> _DATA ENTRIES_:
§ §
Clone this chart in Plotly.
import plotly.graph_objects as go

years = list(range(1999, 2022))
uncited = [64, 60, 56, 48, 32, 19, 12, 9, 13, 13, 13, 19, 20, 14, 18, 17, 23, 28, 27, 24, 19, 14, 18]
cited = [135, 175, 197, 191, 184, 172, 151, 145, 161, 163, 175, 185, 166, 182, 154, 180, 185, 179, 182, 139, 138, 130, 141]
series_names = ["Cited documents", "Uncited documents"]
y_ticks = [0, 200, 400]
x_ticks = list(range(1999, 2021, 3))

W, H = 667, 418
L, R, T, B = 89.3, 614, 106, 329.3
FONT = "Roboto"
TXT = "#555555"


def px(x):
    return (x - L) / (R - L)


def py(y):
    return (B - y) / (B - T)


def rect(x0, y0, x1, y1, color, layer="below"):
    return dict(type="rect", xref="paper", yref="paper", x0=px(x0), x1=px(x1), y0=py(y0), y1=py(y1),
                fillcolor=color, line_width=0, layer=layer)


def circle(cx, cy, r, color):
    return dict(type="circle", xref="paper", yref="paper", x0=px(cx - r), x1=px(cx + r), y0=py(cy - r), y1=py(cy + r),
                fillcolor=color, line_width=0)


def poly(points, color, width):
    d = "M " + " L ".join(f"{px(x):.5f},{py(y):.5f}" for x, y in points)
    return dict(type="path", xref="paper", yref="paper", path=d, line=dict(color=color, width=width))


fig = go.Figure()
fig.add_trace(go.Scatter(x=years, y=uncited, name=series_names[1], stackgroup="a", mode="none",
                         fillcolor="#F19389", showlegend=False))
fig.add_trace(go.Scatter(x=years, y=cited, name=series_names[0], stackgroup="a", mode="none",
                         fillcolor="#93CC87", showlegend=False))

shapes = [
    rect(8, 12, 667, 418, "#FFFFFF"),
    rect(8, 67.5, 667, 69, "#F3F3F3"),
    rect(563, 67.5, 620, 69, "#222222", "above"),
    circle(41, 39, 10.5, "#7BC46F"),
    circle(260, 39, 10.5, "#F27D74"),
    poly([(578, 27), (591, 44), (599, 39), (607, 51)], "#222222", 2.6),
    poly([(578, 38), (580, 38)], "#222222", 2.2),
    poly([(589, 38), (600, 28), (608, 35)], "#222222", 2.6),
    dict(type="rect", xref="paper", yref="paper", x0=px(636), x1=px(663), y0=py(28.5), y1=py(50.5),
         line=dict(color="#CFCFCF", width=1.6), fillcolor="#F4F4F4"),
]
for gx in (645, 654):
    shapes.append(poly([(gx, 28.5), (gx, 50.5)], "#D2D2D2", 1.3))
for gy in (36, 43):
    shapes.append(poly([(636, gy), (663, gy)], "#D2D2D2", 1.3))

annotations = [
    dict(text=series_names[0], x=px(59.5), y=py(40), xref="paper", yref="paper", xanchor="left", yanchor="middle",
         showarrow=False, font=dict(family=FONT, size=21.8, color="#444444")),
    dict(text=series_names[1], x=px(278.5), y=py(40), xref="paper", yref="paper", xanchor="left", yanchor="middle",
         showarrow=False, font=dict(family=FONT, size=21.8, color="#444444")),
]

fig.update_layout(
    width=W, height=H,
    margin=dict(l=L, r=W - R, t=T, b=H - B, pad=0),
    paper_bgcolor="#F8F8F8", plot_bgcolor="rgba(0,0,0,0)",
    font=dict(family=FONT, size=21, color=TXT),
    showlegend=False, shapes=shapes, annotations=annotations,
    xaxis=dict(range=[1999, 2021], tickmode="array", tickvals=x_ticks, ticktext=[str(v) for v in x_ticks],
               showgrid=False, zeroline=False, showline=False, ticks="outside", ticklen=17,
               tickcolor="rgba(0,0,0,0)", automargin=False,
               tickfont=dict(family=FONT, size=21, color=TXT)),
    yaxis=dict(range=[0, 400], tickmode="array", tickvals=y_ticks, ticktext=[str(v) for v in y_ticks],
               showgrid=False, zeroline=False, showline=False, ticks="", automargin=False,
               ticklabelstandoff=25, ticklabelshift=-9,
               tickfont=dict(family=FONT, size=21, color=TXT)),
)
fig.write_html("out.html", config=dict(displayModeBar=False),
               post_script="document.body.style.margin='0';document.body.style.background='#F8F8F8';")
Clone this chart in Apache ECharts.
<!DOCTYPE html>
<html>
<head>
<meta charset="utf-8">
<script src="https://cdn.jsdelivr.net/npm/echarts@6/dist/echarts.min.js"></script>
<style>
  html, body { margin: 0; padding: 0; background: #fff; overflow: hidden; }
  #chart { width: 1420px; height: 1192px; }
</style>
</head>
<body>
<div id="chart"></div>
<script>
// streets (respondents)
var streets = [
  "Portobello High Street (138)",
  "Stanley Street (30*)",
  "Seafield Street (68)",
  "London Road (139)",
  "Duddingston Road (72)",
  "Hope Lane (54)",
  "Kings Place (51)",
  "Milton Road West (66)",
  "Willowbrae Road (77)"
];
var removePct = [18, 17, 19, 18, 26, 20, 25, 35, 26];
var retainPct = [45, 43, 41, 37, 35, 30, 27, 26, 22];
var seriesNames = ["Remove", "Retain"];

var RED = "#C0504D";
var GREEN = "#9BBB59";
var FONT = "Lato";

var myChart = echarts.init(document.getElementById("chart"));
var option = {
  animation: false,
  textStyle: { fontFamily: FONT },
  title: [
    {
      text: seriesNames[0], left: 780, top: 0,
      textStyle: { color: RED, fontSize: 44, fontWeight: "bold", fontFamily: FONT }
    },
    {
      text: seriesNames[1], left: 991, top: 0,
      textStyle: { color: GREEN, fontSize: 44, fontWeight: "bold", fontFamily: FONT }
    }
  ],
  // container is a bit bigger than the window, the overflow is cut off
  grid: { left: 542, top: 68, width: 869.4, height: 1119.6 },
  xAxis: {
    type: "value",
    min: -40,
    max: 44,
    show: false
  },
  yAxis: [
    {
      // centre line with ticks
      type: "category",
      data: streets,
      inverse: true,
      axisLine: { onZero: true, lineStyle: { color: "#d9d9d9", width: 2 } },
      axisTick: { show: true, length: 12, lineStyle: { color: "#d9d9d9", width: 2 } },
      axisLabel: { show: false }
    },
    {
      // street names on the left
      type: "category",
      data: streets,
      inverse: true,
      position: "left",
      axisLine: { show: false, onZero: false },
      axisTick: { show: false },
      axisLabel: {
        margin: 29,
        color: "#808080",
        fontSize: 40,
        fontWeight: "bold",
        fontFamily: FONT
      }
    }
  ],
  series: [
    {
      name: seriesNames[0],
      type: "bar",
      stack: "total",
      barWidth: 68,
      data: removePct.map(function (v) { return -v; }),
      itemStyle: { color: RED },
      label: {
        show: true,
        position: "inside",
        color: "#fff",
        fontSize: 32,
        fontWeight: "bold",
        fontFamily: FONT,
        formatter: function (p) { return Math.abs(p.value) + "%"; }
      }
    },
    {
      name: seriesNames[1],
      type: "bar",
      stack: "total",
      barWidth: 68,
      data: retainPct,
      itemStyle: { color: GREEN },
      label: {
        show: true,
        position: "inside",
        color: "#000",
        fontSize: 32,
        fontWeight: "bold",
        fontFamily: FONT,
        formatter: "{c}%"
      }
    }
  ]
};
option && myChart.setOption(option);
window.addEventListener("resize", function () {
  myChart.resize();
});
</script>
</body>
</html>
§ §
> _WORK INSTRUCTIONS_: Restate all of the entries exactly, please.

> _THE SOLUTION_:
Clone this chart in Plotly.
import plotly.graph_objects as go

years = list(range(1999, 2022))
uncited = [64, 60, 56, 48, 32, 19, 12, 9, 13, 13, 13, 19, 20, 14, 18, 17, 23, 28, 27, 24, 19, 14, 18]
cited = [135, 175, 197, 191, 184, 172, 151, 145, 161, 163, 175, 185, 166, 182, 154, 180, 185, 179, 182, 139, 138, 130, 141]
series_names = ["Cited documents", "Uncited documents"]
y_ticks = [0, 200, 400]
x_ticks = list(range(1999, 2021, 3))

W, H = 667, 418
L, R, T, B = 89.3, 614, 106, 329.3
FONT = "Roboto"
TXT = "#555555"


def px(x):
    return (x - L) / (R - L)


def py(y):
    return (B - y) / (B - T)


def rect(x0, y0, x1, y1, color, layer="below"):
    return dict(type="rect", xref="paper", yref="paper", x0=px(x0), x1=px(x1), y0=py(y0), y1=py(y1),
                fillcolor=color, line_width=0, layer=layer)


def circle(cx, cy, r, color):
    return dict(type="circle", xref="paper", yref="paper", x0=px(cx - r), x1=px(cx + r), y0=py(cy - r), y1=py(cy + r),
                fillcolor=color, line_width=0)


def poly(points, color, width):
    d = "M " + " L ".join(f"{px(x):.5f},{py(y):.5f}" for x, y in points)
    return dict(type="path", xref="paper", yref="paper", path=d, line=dict(color=color, width=width))


fig = go.Figure()
fig.add_trace(go.Scatter(x=years, y=uncited, name=series_names[1], stackgroup="a", mode="none",
                         fillcolor="#F19389", showlegend=False))
fig.add_trace(go.Scatter(x=years, y=cited, name=series_names[0], stackgroup="a", mode="none",
                         fillcolor="#93CC87", showlegend=False))

shapes = [
    rect(8, 12, 667, 418, "#FFFFFF"),
    rect(8, 67.5, 667, 69, "#F3F3F3"),
    rect(563, 67.5, 620, 69, "#222222", "above"),
    circle(41, 39, 10.5, "#7BC46F"),
    circle(260, 39, 10.5, "#F27D74"),
    poly([(578, 27), (591, 44), (599, 39), (607, 51)], "#222222", 2.6),
    poly([(578, 38), (580, 38)], "#222222", 2.2),
    poly([(589, 38), (600, 28), (608, 35)], "#222222", 2.6),
    dict(type="rect", xref="paper", yref="paper", x0=px(636), x1=px(663), y0=py(28.5), y1=py(50.5),
         line=dict(color="#CFCFCF", width=1.6), fillcolor="#F4F4F4"),
]
for gx in (645, 654):
    shapes.append(poly([(gx, 28.5), (gx, 50.5)], "#D2D2D2", 1.3))
for gy in (36, 43):
    shapes.append(poly([(636, gy), (663, gy)], "#D2D2D2", 1.3))

annotations = [
    dict(text=series_names[0], x=px(59.5), y=py(40), xref="paper", yref="paper", xanchor="left", yanchor="middle",
         showarrow=False, font=dict(family=FONT, size=21.8, color="#444444")),
    dict(text=series_names[1], x=px(278.5), y=py(40), xref="paper", yref="paper", xanchor="left", yanchor="middle",
         showarrow=False, font=dict(family=FONT, size=21.8, color="#444444")),
]

fig.update_layout(
    width=W, height=H,
    margin=dict(l=L, r=W - R, t=T, b=H - B, pad=0),
    paper_bgcolor="#F8F8F8", plot_bgcolor="rgba(0,0,0,0)",
    font=dict(family=FONT, size=21, color=TXT),
    showlegend=False, shapes=shapes, annotations=annotations,
    xaxis=dict(range=[1999, 2021], tickmode="array", tickvals=x_ticks, ticktext=[str(v) for v in x_ticks],
               showgrid=False, zeroline=False, showline=False, ticks="outside", ticklen=17,
               tickcolor="rgba(0,0,0,0)", automargin=False,
               tickfont=dict(family=FONT, size=21, color=TXT)),
    yaxis=dict(range=[0, 400], tickmode="array", tickvals=y_ticks, ticktext=[str(v) for v in y_ticks],
               showgrid=False, zeroline=False, showline=False, ticks="", automargin=False,
               ticklabelstandoff=25, ticklabelshift=-9,
               tickfont=dict(family=FONT, size=21, color=TXT)),
)
fig.write_html("out.html", config=dict(displayModeBar=False),
               post_script="document.body.style.margin='0';document.body.style.background='#F8F8F8';")
Clone this chart in Apache ECharts.
<!DOCTYPE html>
<html>
<head>
<meta charset="utf-8">
<script src="https://cdn.jsdelivr.net/npm/echarts@6/dist/echarts.min.js"></script>
<style>
  html, body { margin: 0; padding: 0; background: #fff; overflow: hidden; }
  #chart { width: 1420px; height: 1192px; }
</style>
</head>
<body>
<div id="chart"></div>
<script>
// streets (respondents)
var streets = [
  "Portobello High Street (138)",
  "Stanley Street (30*)",
  "Seafield Street (68)",
  "London Road (139)",
  "Duddingston Road (72)",
  "Hope Lane (54)",
  "Kings Place (51)",
  "Milton Road West (66)",
  "Willowbrae Road (77)"
];
var removePct = [18, 17, 19, 18, 26, 20, 25, 35, 26];
var retainPct = [45, 43, 41, 37, 35, 30, 27, 26, 22];
var seriesNames = ["Remove", "Retain"];

var RED = "#C0504D";
var GREEN = "#9BBB59";
var FONT = "Lato";

var myChart = echarts.init(document.getElementById("chart"));
var option = {
  animation: false,
  textStyle: { fontFamily: FONT },
  title: [
    {
      text: seriesNames[0], left: 780, top: 0,
      textStyle: { color: RED, fontSize: 44, fontWeight: "bold", fontFamily: FONT }
    },
    {
      text: seriesNames[1], left: 991, top: 0,
      textStyle: { color: GREEN, fontSize: 44, fontWeight: "bold", fontFamily: FONT }
    }
  ],
  // container is a bit bigger than the window, the overflow is cut off
  grid: { left: 542, top: 68, width: 869.4, height: 1119.6 },
  xAxis: {
    type: "value",
    min: -40,
    max: 44,
    show: false
  },
  yAxis: [
    {
      // centre line with ticks
      type: "category",
      data: streets,
      inverse: true,
      axisLine: { onZero: true, lineStyle: { color: "#d9d9d9", width: 2 } },
      axisTick: { show: true, length: 12, lineStyle: { color: "#d9d9d9", width: 2 } },
      axisLabel: { show: false }
    },
    {
      // street names on the left
      type: "category",
      data: streets,
      inverse: true,
      position: "left",
      axisLine: { show: false, onZero: false },
      axisTick: { show: false },
      axisLabel: {
        margin: 29,
        color: "#808080",
        fontSize: 40,
        fontWeight: "bold",
        fontFamily: FONT
      }
    }
  ],
  series: [
    {
      name: seriesNames[0],
      type: "bar",
      stack: "total",
      barWidth: 68,
      data: removePct.map(function (v) { return -v; }),
      itemStyle: { color: RED },
      label: {
        show: true,
        position: "inside",
        color: "#fff",
        fontSize: 32,
        fontWeight: "bold",
        fontFamily: FONT,
        formatter: function (p) { return Math.abs(p.value) + "%"; }
      }
    },
    {
      name: seriesNames[1],
      type: "bar",
      stack: "total",
      barWidth: 68,
      data: retainPct,
      itemStyle: { color: GREEN },
      label: {
        show: true,
        position: "inside",
        color: "#000",
        fontSize: 32,
        fontWeight: "bold",
        fontFamily: FONT,
        formatter: "{c}%"
      }
    }
  ]
};
option && myChart.setOption(option);
window.addEventListener("resize", function () {
  myChart.resize();
});
</script>
</body>
</html>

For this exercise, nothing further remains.